In fact, this Politico article is chock full of Republicans explaining their newfound embrace of deficit spending. Here's one dodge: It's all about Republicans "sacrificing" for the good of taxpayers.
“In order to make good on our campaign tax promise, there probably are going to be some sacrifices made from an ideological perspective,” said senior House Budget Committee member Steve Womack (R-Ark.), a longtime deficit hawk.
“I believe that the biggest remedy for our fiscal situation is growth in the economy,” he added. “I am not averse to some deficit spending in order to create long-term sustained growth.”
How very charitable of Womack. Then there's this one: If you just look at the red ink from the right angle, it turns black, I swear.

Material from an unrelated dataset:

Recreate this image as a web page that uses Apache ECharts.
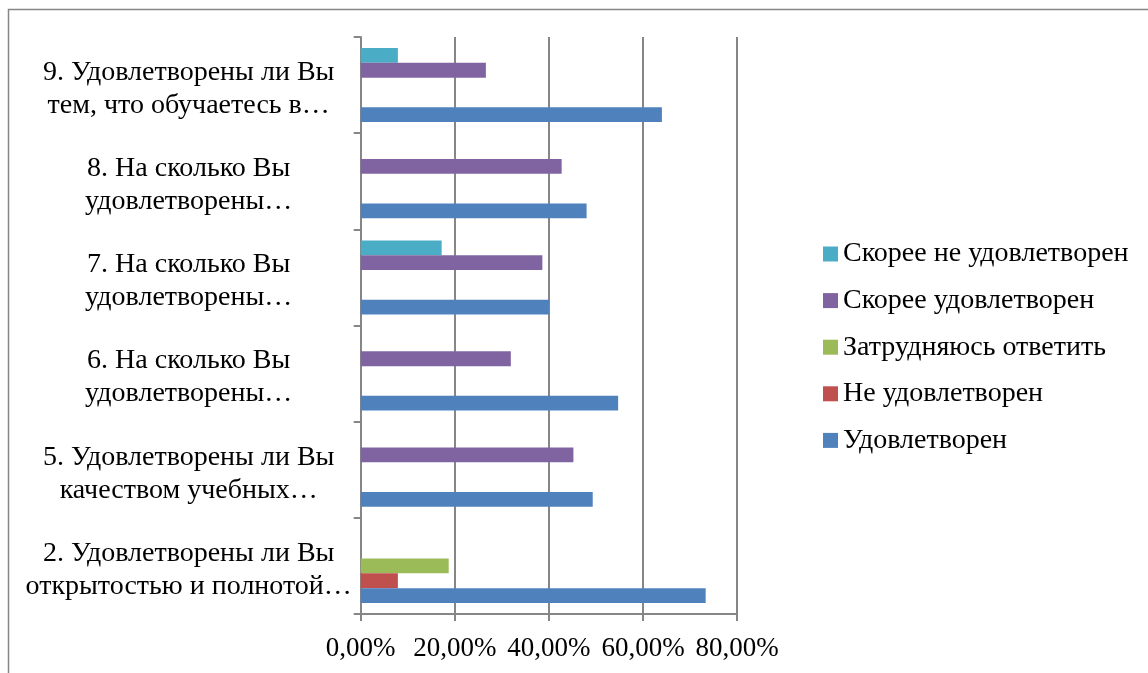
<!DOCTYPE html>
<html>
<head>
<meta charset="utf-8">
<script src="https://cdn.jsdelivr.net/npm/echarts@6/dist/echarts.min.js"></script>
<style>
html,body{margin:0;padding:0;background:#fff;}
#chart{width:1148px;height:673px;}
</style>
</head>
<body>
<div id="chart"></div>
<script>
// Categories, bottom to top
var categories = [
  '2. Удовлетворены ли Вы\nоткрытостью и полнотой…',
  '5. Удовлетворены ли Вы\nкачеством учебных…',
  '6. На сколько Вы\nудовлетворены…',
  '7. На сколько Вы\nудовлетворены…',
  '8. На сколько Вы\nудовлетворены…',
  '9. Удовлетворены ли Вы\nтем, что обучаетесь в…'
];
// Series values (percent)
var satisfied          = [73.3, 49.3, 54.7, 40.0, 48.0, 64.0]; // Удовлетворен
var notSatisfied       = [7.9, 0, 0, 0, 0, 0];                 // Не удовлетворен
var hardToSay          = [18.7, 0, 0, 0, 0, 0];                // Затрудняюсь ответить
var ratherSatisfied    = [0, 45.2, 31.9, 38.6, 42.7, 26.6];    // Скорее удовлетворен
var ratherNotSatisfied = [0, 0, 0, 17.2, 0, 7.9];              // Скорее не удовлетворен
var xTicks = [0, 20, 40, 60, 80];

var FONT = "'Liberation Serif', 'Times New Roman', serif";
var GRAY = '#868686';

var chart = echarts.init(document.getElementById('chart'));
function bar(name, data, color) {
  return {
    name: name, type: 'bar', data: data,
    barGap: '0%', barCategoryGap: '23%',
    itemStyle: { color: color },
    silent: true
  };
}
chart.setOption({
  animation: false,
  backgroundColor: '#fff',
  graphic: [{
    type: 'rect', left: 6, top: 7, silent: true,
    shape: { width: 3000, height: 3000 },
    style: { fill: 'none', stroke: GRAY, lineWidth: 1.5 }
  }],
  grid: { left: 360.7, top: 37, width: 376.5, height: 577, containLabel: false },
  legend: {
    orient: 'vertical', left: 823, top: 240, padding: 0,
    itemWidth: 15, itemHeight: 15, itemGap: 18.6,
    icon: 'rect',
    textStyle: { fontFamily: FONT, fontSize: 28, color: '#000', lineHeight: 26, padding: [0, 0, 0, 0] },
    data: ['Скорее не удовлетворен', 'Скорее удовлетворен', 'Затрудняюсь ответить', 'Не удовлетворен', 'Удовлетворен']
  },
  xAxis: {
    type: 'value', min: xTicks[0], max: xTicks[xTicks.length - 1], interval: 20,
    axisLine: { show: true, lineStyle: { color: GRAY, width: 2 } },
    axisTick: { show: true, length: 7, lineStyle: { color: GRAY, width: 2 } },
    splitLine: { show: true, lineStyle: { color: GRAY, width: 2 } },
    axisLabel: {
      fontFamily: FONT, fontSize: 27, color: '#000', margin: 21,
      formatter: function (v) { return v.toFixed(2).replace('.', ',') + '%'; }
    }
  },
  yAxis: {
    type: 'category', data: categories,
    axisLine: { show: true, lineStyle: { color: GRAY, width: 2 } },
    axisTick: { show: true, length: 7, lineStyle: { color: GRAY, width: 2 } },
    axisLabel: {
      fontFamily: FONT, fontSize: 28, color: '#000', align: 'center',
      margin: 172, lineHeight: 33,
      formatter: function (v) {
        return '{s| }\n' + v.split('\n').map(function (l) { return '{t|' + l + '}'; }).join('\n');
      },
      rich: {
        s: { fontSize: 1, lineHeight: 8 },
        t: { fontFamily: FONT, fontSize: 28, color: '#000', lineHeight: 33, align: 'center' }
      }
    }
  },
  series: [
    bar('Скорее не удовлетворен', ratherNotSatisfied, '#4BACC6'),
    bar('Скорее удовлетворен', ratherSatisfied, '#8064A2'),
    bar('Затрудняюсь ответить', hardToSay, '#9BBB59'),
    bar('Не удовлетворен', notSatisfied, '#C0504D'),
    bar('Удовлетворен', satisfied, '#4F81BD')
  ]
});
</script>
</body>
</html>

“I believe Corker is going to get to the place where I am: If you do the models and look at this right, it pays for itself," said Sen. David Perdue (R-Ga.).
Or how about this: We don't have the guts to make tough decisions on spending, so the only choice left to us is to cut taxes and hope for the best.
[GOP Rep. Mark] Meadows also predicted Republicans will never have the nerve to cut spending, so they have to pass steep tax cuts to spur growth: “What you have to do is you have to mitigate the damage by being as aggressive as you can be on tax rates, which would lessen the damage of our lack of fiscal responsibility over time.”
Right, about lessening that irresponsible damage by spurring growth.
Most economists say it's unlikely that a multi-trillion-dollar tax package will pay for itself with sustained, long-term growth.
That’s actually an understatement. Some economists call the White House math “absolutely crazy.”
But Leonard Burman, a fellow and co-founder of the nonpartisan Tax Policy Center (TPC), says that’s “utterly implausible.” His colleague, Steven Rosenthal, says Republicans are giving away $2 trillion in corporate tax cuts while the White House “speculates” that wages will rise in the long run. “Trickle-down economics on steroids,” he says. “Absolutely crazy.”